On 10 January 2025, the United Kingdom Financial Conduct Authority (UK FCA) announced that it had fined Arian Financial LLP £288,962.53 for failings in its systems and controls against financial crime. The UK FCA found that Arian’s shortcomings exposed the firm to risks of facilitating fraudulent trading and money laundering linked to cum-ex trading schemes and withholding tax reclaims.

The investigation revealed that between January and September 2015, Arian executed over-the-counter equity trades totalling approximately £37 billion in Danish equities and £15 billion in Belgian equities for clients associated with the Solo Group. These trades, described as circular and indicative of financial crime, were used to arrange withholding tax reclaims in Denmark and Belgium. During the period in question, the Solo Group submitted tax reclaims amounting to £899.27 million to Danish authorities and £188 million to Belgian authorities, of which payments of £845.9 million and £42.33 million, respectively, were disbursed.

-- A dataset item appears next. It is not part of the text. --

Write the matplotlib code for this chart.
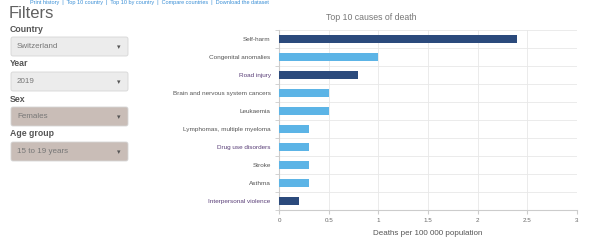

Arian earned approximately £546,949 in commissions from these trades but failed to implement adequate systems to detect or prevent suspicious activities. The UK FCA identified clear red flags in Arian’s operations that the firm neglected to address, in breach of Principles 2 and 3 of the UK FCA’s Principles for Business, which require firms to conduct their activities with due skill, care, and diligence and maintain effective risk management systems.

While Arian admitted liability, it challenged the UK FCA’s proposed fine of £744,745 at the Upper Tribunal. The Tribunal upheld the seriousness of Arian’s misconduct but reduced the fine to £288,962.53, taking into account net financial benefits received by Arian after fees paid to Solo Group entities and brokers.

This case is the UK FCA’s seventh enforcement action concerning cum-ex trading, which involves exploiting dividend arbitrage strategies to reclaim withholding taxes inappropriately. The UK FCA has previously imposed over £22 million in fines related to cum-ex and withholding tax schemes, working collaboratively with EU and global law enforcement agencies to address such misconduct.

Steve Smart, the UK FCA’s Joint Executive Director of Enforcement and Market Oversight, stated: “Arian failed to identify red flags which ought to have been obvious. The controls the firms we regulate have in place are an important line of defence against our financial system being abused for criminal ends. Arian’s fell short of what we expect. We are pleased that the Tribunal recognised the seriousness of Arian’s misconduct.”

By holding firms accountable for lapses in financial crime controls, the UK FCA aims to uphold trust and transparency within the UK financial sector.